Ok. I'm buying a home and they're talking about the escrow. Then the loan officer is talking about how I need escrow. So is it all the same? Or are these different escrows? And what does that even mean?
Asked by Chad | Fairview, TN| 03-24-2025| 655 views|Buying|Updated 1 year ago
They should be the same. Escrows are used when purchasing a property.
Keith Jean-Pierre
Managing Principal
The Dapper Agents
Operations In: NY, NJ, FL & CA
Yes, and this confuses a lot of buyers because people use the word escrow for two different things.
The first escrow is the closing escrow. That’s the neutral account that holds your earnest money, loan funds, and paperwork while the deal is being finalized.
The second is your mortgage escrow account. That’s the account your lender may require for property taxes and homeowners insurance, where a portion gets added to your monthly payment.
Same word, two very different jobs.
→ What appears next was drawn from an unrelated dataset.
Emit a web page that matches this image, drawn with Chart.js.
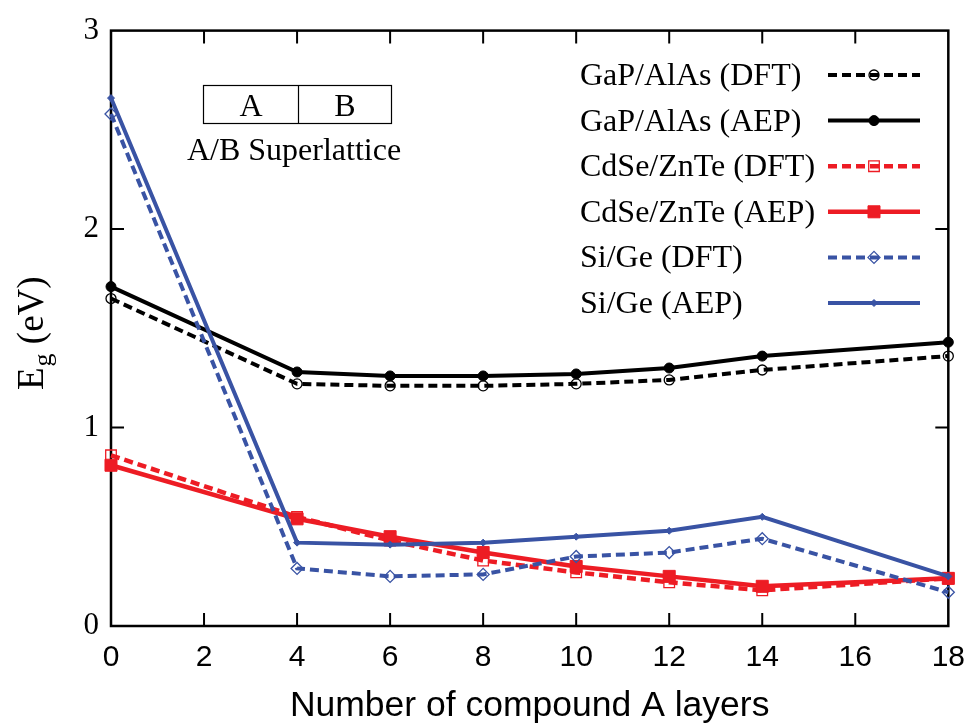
<!DOCTYPE html>
<html>
<head>
<meta charset="utf-8">
<script src="https://cdn.jsdelivr.net/npm/chart.js@4.4.1/dist/chart.umd.min.js"></script>
<style>
  html, body { margin: 0; padding: 0; background: #fff; }
</style>
</head>
<body>
<canvas id="gap" width="979" height="725"></canvas>
<script>
// valores
const capas = [0, 4, 6, 8, 10, 12, 14, 18];
const gap_dft = [1.65, 1.22, 1.21, 1.21, 1.22, 1.24, 1.29, 1.36];
const gap_aep = [1.71, 1.28, 1.26, 1.26, 1.27, 1.30, 1.36, 1.43];
const cdse_dft = [0.86, 0.55, 0.43, 0.33, 0.27, 0.22, 0.18, 0.24];
const cdse_aep = [0.81, 0.54, 0.45, 0.37, 0.30, 0.25, 0.20, 0.24];
const si_dft = [2.58, 0.29, 0.25, 0.26, 0.35, 0.37, 0.44, 0.17];
const si_aep = [2.66, 0.42, 0.41, 0.42, 0.45, 0.48, 0.55, 0.25];
const nombres = [
  "GaP/AlAs (DFT)",
  "GaP/AlAs (AEP)",
  "CdSe/ZnTe (DFT)",
  "CdSe/ZnTe (AEP)",
  "Si/Ge (DFT)",
  "Si/Ge (AEP)",
];
const ticks_x = [0, 2, 4, 6, 8, 10, 12, 14, 16, 18];
const ticks_y = [0, 1, 2, 3];

const NEGRO = "#000000";
const ROJO = "#ed1c24";
const AZUL = "#3953a4";
const SERIF = "'Liberation Serif', 'Times New Roman', serif";
const SANS = "'Liberation Sans', Arial, sans-serif";

function puntos(valores) {
  return capas.map((c, i) => ({ x: c, y: valores[i] }));
}

function serie(label, valores, color, dash, estilo, radio, relleno, grosor) {
  return {
    label: label,
    data: puntos(valores),
    borderColor: color,
    borderWidth: grosor,
    borderDash: dash ? [9, 5] : [],
    pointStyle: estilo,
    pointRadius: radio,
    pointBorderColor: color,
    pointBorderWidth: relleno ? 1 : 1.3,
    pointBackgroundColor: relleno ? color : "rgba(0,0,0,0)",
    tension: 0,
    clip: false,
  };
}

const datasets = [
  serie(nombres[0], gap_dft, NEGRO, true, "circle", 5, false, 4),
  serie(nombres[1], gap_aep, NEGRO, false, "circle", 5, true, 4),
  serie(nombres[2], cdse_dft, ROJO, true, "rect", 7.5, false, 4.5),
  serie(nombres[3], cdse_aep, ROJO, false, "rect", 8.5, true, 4.5),
  serie(nombres[4], si_dft, AZUL, true, "rectRot", 6, false, 4),
  serie(nombres[5], si_aep, AZUL, false, "rectRot", 3.5, true, 4),
];
// el ultimo dibujado encima
datasets.forEach((d, i) => (d.order = datasets.length - i));

// marco con ticks hacia dentro en los cuatro lados
const plugin_marco = {
  id: "marco",
  beforeDatasetsDraw(chart) {
    const { ctx, chartArea: a, scales } = chart;
    ctx.save();
    ctx.strokeStyle = NEGRO;
    ctx.lineWidth = 2;
    ctx.beginPath();
    scales.x.ticks.forEach((t) => {
      const px = scales.x.getPixelForValue(t.value);
      if (px <= a.left + 1 || px >= a.right - 1) return;
      ctx.moveTo(px, a.bottom);
      ctx.lineTo(px, a.bottom - 13);
      ctx.moveTo(px, a.top);
      ctx.lineTo(px, a.top + 13);
    });
    scales.y.ticks.forEach((t) => {
      const py = scales.y.getPixelForValue(t.value);
      if (py <= a.top + 1 || py >= a.bottom - 1) return;
      ctx.moveTo(a.left, py);
      ctx.lineTo(a.left + 13, py);
      ctx.moveTo(a.right, py);
      ctx.lineTo(a.right - 13, py);
    });
    ctx.stroke();
    ctx.lineWidth = 2.5;
    ctx.strokeRect(a.left, a.top, a.right - a.left, a.bottom - a.top);
    ctx.restore();
  },
};

// leyenda al estilo gnuplot: texto a la izquierda, muestra a la derecha
const plugin_leyenda = {
  id: "leyenda",
  afterDraw(chart) {
    const ctx = chart.ctx;
    ctx.save();
    chart.data.datasets.forEach((ds, i) => {
      const base = 85 + i * 45.6;
      const medio = base - 10;
      ctx.fillStyle = NEGRO;
      ctx.font = "32px " + SERIF;
      ctx.textAlign = "left";
      ctx.textBaseline = "alphabetic";
      ctx.fillText(ds.label, 580, base);
      ctx.setLineDash(ds.borderDash);
      ctx.strokeStyle = ds.borderColor;
      ctx.lineWidth = ds.borderWidth;
      ctx.beginPath();
      ctx.moveTo(828, medio);
      ctx.lineTo(920, medio);
      ctx.stroke();
      ctx.setLineDash([]);
      ctx.fillStyle = ds.pointBackgroundColor;
      ctx.strokeStyle = ds.pointBorderColor;
      ctx.lineWidth = ds.pointBorderWidth;
      Chart.helpers.drawPoint(
        ctx,
        {
          pointStyle: ds.pointStyle,
          radius: ds.pointRadius,
          rotation: 0,
          borderWidth: ds.pointBorderWidth,
        },
        874,
        medio
      );
    });
    ctx.restore();
  },
};

// recuadro A | B y titulo del eje y con subindice
const plugin_textos = {
  id: "textos",
  afterDraw(chart) {
    const ctx = chart.ctx;
    ctx.save();
    ctx.strokeStyle = NEGRO;
    ctx.lineWidth = 1.2;
    ctx.strokeRect(203.5, 85.5, 188, 38);
    ctx.beginPath();
    ctx.moveTo(298.5, 85.5);
    ctx.lineTo(298.5, 123.5);
    ctx.stroke();
    ctx.fillStyle = NEGRO;
    ctx.font = "32px " + SERIF;
    ctx.textAlign = "center";
    ctx.textBaseline = "alphabetic";
    ctx.fillText("A", 251, 116);
    ctx.fillText("B", 345, 116);
    ctx.fillText("A/B Superlattice", 294, 160);

    ctx.translate(43, 390);
    ctx.rotate(-Math.PI / 2);
    ctx.textAlign = "left";
    ctx.font = "37px " + SERIF;
    ctx.fillText("E", 0, 0);
    let w = ctx.measureText("E").width;
    ctx.font = "26px " + SERIF;
    ctx.fillText("g", w + 1, 8);
    w += ctx.measureText("g").width + 1;
    ctx.font = "37px " + SERIF;
    ctx.fillText(" (eV)", w, 0);
    ctx.restore();
  },
};

const ctx = document.getElementById("gap").getContext("2d");
const chart_gap = new Chart(ctx, {
  type: "line",
  data: { datasets: datasets },
  options: {
    responsive: false,
    animation: false,
    layout: { padding: { top: 25, right: 26, left: 0, bottom: 0 } },
    scales: {
      x: {
        type: "linear",
        min: 0,
        max: 18,
        afterBuildTicks: (s) => {
          s.ticks = ticks_x.map((v) => ({ value: v }));
        },
        afterFit: (s) => {
          s.height = 99;
        },
        grid: { display: false, drawTicks: false },
        border: { display: false },
        ticks: {
          padding: 14,
          color: NEGRO,
          maxRotation: 0,
          autoSkip: false,
          font: { family: SANS, size: 30 },
        },
        title: {
          display: true,
          text: "Number of compound A layers",
          color: NEGRO,
          padding: { top: 0, bottom: 1 },
          font: { family: SANS, size: 35.5, lineHeight: 1 },
        },
      },
      y: {
        type: "linear",
        min: 0,
        max: 3,
        afterBuildTicks: (s) => {
          s.ticks = ticks_y.map((v) => ({ value: v }));
        },
        afterFit: (s) => {
          s.width = 111;
        },
        grid: { display: false, drawTicks: false },
        border: { display: false },
        ticks: {
          padding: 12,
          color: NEGRO,
          font: { family: SERIF, size: 31 },
        },
      },
    },
    plugins: {
      legend: { display: false },
      tooltip: { enabled: false },
    },
  },
  plugins: [plugin_marco, plugin_leyenda, plugin_textos],
});
</script>
</body>
</html>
One helps get the deal closed. The other helps manage your bills after you own the home.
Yes, escrow is standard in a financed home purchase, and it operates on two levels that are worth understanding separately.
In Tennessee and throughout the Southeast, the first escrow is the transactional escrow during the purchase process: your earnest money deposit is held by a title company or attorney in an escrow account between contract execution and closing. This protects both parties, and the release conditions are spelled out in the purchase contract.
The second escrow is the ongoing mortgage escrow account that most lenders require when you take out a home loan. Your monthly mortgage payment includes principal, interest, and escrow deposits for property taxes and homeowners insurance. The lender holds those funds and pays the tax and insurance bills on your behalf when they come due. This spreads large annual costs across 12 monthly payments and ensures the taxes and insurance stay current, which protects the lenders collateral. Some loans allow you to waive the escrow account if you meet certain equity thresholds and pay a fee, but most borrowers keep it in place for the budgeting simplicity. Both escrow types are routine parts of a standard real estate transaction.
Kevin Neely & Kaitlynd Robbins | K2 Sells
Almost always, yes. Escrow acts as a neutral third party that holds funds, coordinates the closing, and ensures all contract terms are met. Once the sale is finalized, escrow also manages your tax and insurance payments through your loan servicer if you have an escrow account set up.
Yes in some states they use escrow. Escrow is a third part that handles all of the paperwork between mortgages co, title, both agents and buyers and sellers. They make sure that everything is taken care of in a timely manner.
Your mortgage payment includes your mortgage payment Plus the items (home insurance, property taxes, PMI & there may be some others) that the bank will collect a portion of money to be held in escrow as part of your TOTAL mortgage payment.